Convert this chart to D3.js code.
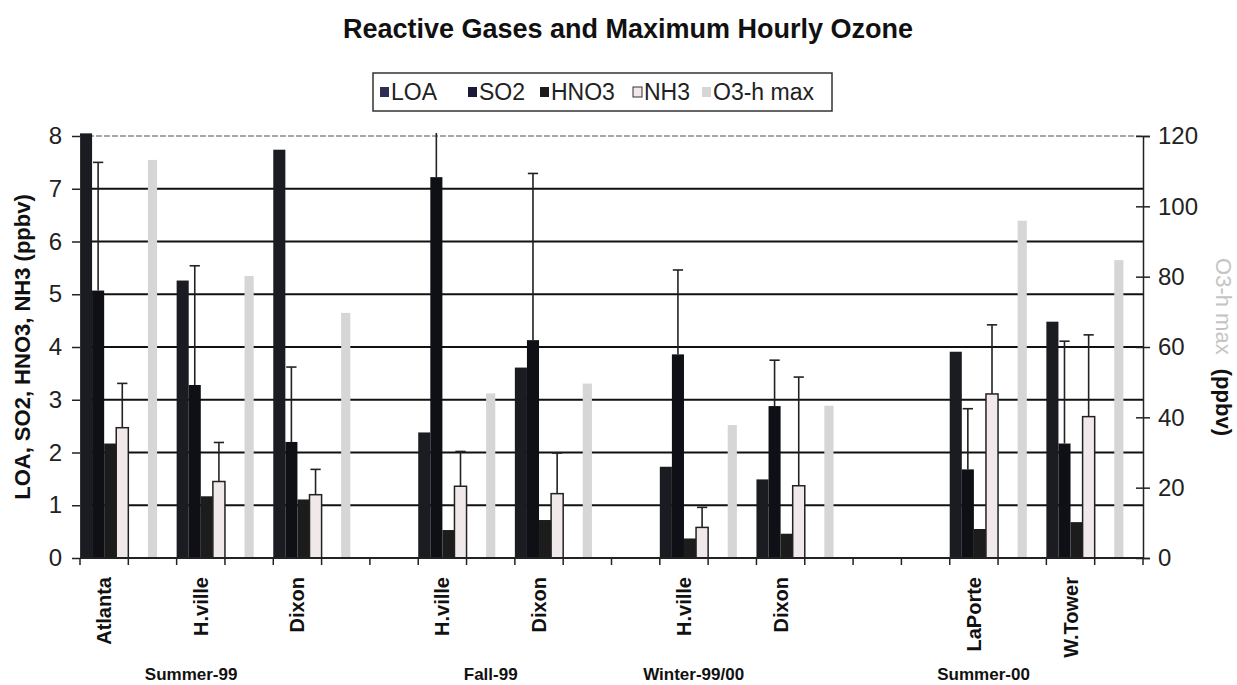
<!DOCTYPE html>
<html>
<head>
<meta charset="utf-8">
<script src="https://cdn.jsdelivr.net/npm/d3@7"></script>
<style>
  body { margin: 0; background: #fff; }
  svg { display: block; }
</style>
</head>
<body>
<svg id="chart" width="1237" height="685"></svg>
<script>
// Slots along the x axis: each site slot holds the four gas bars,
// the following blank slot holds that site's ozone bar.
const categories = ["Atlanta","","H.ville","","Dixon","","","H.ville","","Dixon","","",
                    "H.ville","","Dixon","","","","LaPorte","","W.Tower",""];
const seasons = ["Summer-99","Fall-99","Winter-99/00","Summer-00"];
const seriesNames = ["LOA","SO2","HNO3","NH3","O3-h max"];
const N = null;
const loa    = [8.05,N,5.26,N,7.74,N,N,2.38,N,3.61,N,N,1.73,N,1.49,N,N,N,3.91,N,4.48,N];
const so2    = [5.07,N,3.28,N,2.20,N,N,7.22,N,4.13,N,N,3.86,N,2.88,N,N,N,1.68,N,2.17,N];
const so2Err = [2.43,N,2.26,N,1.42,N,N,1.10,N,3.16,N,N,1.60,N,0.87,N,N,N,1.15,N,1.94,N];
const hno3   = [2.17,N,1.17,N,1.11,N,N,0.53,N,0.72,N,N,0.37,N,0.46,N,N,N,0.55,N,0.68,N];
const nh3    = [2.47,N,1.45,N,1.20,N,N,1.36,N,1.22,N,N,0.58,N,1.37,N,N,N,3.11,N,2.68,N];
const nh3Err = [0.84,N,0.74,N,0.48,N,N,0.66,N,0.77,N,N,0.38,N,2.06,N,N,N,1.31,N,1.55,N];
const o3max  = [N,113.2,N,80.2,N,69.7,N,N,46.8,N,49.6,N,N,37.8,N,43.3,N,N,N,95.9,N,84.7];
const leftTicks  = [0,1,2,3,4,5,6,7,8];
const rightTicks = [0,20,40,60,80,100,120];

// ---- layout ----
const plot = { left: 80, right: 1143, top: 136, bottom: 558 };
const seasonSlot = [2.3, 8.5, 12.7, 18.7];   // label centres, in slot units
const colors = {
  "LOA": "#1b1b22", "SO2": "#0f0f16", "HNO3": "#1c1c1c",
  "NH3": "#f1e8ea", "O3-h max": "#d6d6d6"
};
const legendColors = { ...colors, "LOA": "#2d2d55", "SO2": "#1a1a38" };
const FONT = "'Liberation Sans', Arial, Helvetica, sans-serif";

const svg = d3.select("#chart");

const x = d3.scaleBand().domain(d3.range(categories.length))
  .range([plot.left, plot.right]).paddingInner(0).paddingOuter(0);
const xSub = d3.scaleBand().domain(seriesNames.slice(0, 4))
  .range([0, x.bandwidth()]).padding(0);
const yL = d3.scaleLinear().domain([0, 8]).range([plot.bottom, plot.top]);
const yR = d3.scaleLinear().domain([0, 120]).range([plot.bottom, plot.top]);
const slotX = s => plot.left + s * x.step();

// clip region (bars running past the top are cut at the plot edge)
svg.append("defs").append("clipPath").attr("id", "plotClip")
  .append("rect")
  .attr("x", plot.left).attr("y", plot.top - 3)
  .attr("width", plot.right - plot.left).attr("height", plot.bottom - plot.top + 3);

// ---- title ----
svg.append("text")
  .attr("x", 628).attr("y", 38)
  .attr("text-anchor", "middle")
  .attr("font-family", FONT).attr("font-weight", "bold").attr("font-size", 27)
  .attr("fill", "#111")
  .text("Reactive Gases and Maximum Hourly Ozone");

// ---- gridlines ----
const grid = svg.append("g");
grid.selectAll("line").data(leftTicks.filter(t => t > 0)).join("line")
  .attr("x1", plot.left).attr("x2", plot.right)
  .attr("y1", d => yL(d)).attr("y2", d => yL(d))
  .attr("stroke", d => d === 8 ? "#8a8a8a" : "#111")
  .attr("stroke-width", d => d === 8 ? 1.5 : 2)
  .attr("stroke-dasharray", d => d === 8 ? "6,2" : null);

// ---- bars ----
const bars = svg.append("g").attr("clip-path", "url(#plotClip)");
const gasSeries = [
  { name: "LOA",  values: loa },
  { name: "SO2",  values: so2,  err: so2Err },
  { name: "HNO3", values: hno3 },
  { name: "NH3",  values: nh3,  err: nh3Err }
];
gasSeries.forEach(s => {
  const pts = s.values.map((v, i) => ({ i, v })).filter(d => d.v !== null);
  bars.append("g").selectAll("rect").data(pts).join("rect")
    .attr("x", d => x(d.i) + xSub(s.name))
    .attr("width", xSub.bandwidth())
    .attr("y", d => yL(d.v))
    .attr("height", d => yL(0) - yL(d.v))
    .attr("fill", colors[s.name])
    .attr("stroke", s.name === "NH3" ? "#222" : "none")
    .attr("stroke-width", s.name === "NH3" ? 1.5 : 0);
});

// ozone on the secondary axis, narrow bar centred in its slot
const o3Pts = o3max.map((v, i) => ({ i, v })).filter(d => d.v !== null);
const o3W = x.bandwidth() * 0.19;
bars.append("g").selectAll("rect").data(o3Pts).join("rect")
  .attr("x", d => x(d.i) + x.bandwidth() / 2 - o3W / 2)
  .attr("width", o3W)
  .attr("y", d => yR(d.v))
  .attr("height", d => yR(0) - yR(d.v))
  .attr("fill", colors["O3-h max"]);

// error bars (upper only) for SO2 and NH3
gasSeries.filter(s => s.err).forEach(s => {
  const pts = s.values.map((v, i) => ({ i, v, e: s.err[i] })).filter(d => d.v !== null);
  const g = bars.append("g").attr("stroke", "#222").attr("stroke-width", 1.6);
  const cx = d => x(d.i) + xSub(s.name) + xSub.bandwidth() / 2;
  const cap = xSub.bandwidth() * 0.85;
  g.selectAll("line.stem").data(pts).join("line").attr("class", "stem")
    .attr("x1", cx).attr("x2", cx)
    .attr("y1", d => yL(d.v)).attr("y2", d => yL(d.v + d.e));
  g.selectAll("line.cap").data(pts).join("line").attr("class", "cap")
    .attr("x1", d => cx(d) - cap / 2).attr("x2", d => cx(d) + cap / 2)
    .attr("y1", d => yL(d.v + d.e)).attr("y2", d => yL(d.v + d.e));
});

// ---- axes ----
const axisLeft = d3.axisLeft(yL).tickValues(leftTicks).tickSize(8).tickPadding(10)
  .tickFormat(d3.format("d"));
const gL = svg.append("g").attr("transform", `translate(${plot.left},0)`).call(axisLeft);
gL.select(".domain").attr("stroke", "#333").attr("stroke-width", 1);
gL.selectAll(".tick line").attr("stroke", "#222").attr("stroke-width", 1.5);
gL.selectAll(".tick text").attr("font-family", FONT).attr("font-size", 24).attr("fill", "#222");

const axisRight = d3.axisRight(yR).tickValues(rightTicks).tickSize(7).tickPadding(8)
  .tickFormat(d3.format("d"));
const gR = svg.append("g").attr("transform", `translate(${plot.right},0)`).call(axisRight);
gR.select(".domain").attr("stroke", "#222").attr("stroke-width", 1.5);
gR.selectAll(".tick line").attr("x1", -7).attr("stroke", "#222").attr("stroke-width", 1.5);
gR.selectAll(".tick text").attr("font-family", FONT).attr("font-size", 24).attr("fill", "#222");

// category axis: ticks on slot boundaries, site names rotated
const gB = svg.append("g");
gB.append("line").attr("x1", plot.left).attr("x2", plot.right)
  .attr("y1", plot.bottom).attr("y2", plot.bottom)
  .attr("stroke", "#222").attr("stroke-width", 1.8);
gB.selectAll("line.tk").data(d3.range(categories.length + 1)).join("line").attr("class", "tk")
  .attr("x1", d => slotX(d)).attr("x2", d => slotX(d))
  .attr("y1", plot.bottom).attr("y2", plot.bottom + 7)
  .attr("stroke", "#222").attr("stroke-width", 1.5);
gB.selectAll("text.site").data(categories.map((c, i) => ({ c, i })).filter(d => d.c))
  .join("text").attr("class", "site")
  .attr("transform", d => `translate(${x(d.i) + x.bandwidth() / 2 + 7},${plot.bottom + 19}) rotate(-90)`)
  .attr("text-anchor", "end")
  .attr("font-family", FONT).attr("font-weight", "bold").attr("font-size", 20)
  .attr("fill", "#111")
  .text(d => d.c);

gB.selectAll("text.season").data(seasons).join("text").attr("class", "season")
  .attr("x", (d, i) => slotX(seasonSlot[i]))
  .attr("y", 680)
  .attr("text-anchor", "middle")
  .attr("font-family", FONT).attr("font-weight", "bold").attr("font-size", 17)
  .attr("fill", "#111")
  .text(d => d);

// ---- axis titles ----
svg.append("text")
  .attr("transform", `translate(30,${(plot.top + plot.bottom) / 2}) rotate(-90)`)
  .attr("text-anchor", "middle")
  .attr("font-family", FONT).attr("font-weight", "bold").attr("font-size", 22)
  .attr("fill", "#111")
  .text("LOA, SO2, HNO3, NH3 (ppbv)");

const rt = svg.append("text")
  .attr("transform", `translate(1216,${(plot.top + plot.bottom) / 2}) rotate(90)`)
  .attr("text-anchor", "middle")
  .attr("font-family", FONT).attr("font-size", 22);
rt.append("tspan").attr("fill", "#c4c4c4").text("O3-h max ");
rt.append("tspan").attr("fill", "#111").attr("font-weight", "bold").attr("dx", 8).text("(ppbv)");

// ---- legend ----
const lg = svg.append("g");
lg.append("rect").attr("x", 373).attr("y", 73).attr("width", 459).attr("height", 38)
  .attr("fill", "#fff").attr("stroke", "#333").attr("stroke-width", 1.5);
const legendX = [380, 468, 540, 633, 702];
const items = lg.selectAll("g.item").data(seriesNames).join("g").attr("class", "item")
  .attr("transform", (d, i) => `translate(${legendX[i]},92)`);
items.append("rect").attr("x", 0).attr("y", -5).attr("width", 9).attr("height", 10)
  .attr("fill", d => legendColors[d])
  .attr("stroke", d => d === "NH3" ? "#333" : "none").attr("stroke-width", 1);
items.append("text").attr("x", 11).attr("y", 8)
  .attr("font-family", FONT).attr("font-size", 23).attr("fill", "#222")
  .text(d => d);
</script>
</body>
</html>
**********
Exactly as written, please give again the lines from the beginning of the listing through the line containing "const slotX = s => plot.left + s * x.step();", inclusive, without any pictures.

Convert this chart to D3.js code.
<!DOCTYPE html>
<html>
<head>
<meta charset="utf-8">
<script src="https://cdn.jsdelivr.net/npm/d3@7"></script>
<style>
  body { margin: 0; background: #fff; }
  svg { display: block; }
</style>
</head>
<body>
<svg id="chart" width="1237" height="685"></svg>
<script>
// Slots along the x axis: each site slot holds the four gas bars,
// the following blank slot holds that site's ozone bar.
const categories = ["Atlanta","","H.ville","","Dixon","","","H.ville","","Dixon","","",
                    "H.ville","","Dixon","","","","LaPorte","","W.Tower",""];
const seasons = ["Summer-99","Fall-99","Winter-99/00","Summer-00"];
const seriesNames = ["LOA","SO2","HNO3","NH3","O3-h max"];
const N = null;
const loa    = [8.05,N,5.26,N,7.74,N,N,2.38,N,3.61,N,N,1.73,N,1.49,N,N,N,3.91,N,4.48,N];
const so2    = [5.07,N,3.28,N,2.20,N,N,7.22,N,4.13,N,N,3.86,N,2.88,N,N,N,1.68,N,2.17,N];
const so2Err = [2.43,N,2.26,N,1.42,N,N,1.10,N,3.16,N,N,1.60,N,0.87,N,N,N,1.15,N,1.94,N];
const hno3   = [2.17,N,1.17,N,1.11,N,N,0.53,N,0.72,N,N,0.37,N,0.46,N,N,N,0.55,N,0.68,N];
const nh3    = [2.47,N,1.45,N,1.20,N,N,1.36,N,1.22,N,N,0.58,N,1.37,N,N,N,3.11,N,2.68,N];
const nh3Err = [0.84,N,0.74,N,0.48,N,N,0.66,N,0.77,N,N,0.38,N,2.06,N,N,N,1.31,N,1.55,N];
const o3max  = [N,113.2,N,80.2,N,69.7,N,N,46.8,N,49.6,N,N,37.8,N,43.3,N,N,N,95.9,N,84.7];
const leftTicks  = [0,1,2,3,4,5,6,7,8];
const rightTicks = [0,20,40,60,80,100,120];

// ---- layout ----
const plot = { left: 80, right: 1143, top: 136, bottom: 558 };
const seasonSlot = [2.3, 8.5, 12.7, 18.7];   // label centres, in slot units
const colors = {
  "LOA": "#1b1b22", "SO2": "#0f0f16", "HNO3": "#1c1c1c",
  "NH3": "#f1e8ea", "O3-h max": "#d6d6d6"
};
const legendColors = { ...colors, "LOA": "#2d2d55", "SO2": "#1a1a38" };
const FONT = "'Liberation Sans', Arial, Helvetica, sans-serif";

const svg = d3.select("#chart");

const x = d3.scaleBand().domain(d3.range(categories.length))
  .range([plot.left, plot.right]).paddingInner(0).paddingOuter(0);
const xSub = d3.scaleBand().domain(seriesNames.slice(0, 4))
  .range([0, x.bandwidth()]).padding(0);
const yL = d3.scaleLinear().domain([0, 8]).range([plot.bottom, plot.top]);
const yR = d3.scaleLinear().domain([0, 120]).range([plot.bottom, plot.top]);
const slotX = s => plot.left + s * x.step();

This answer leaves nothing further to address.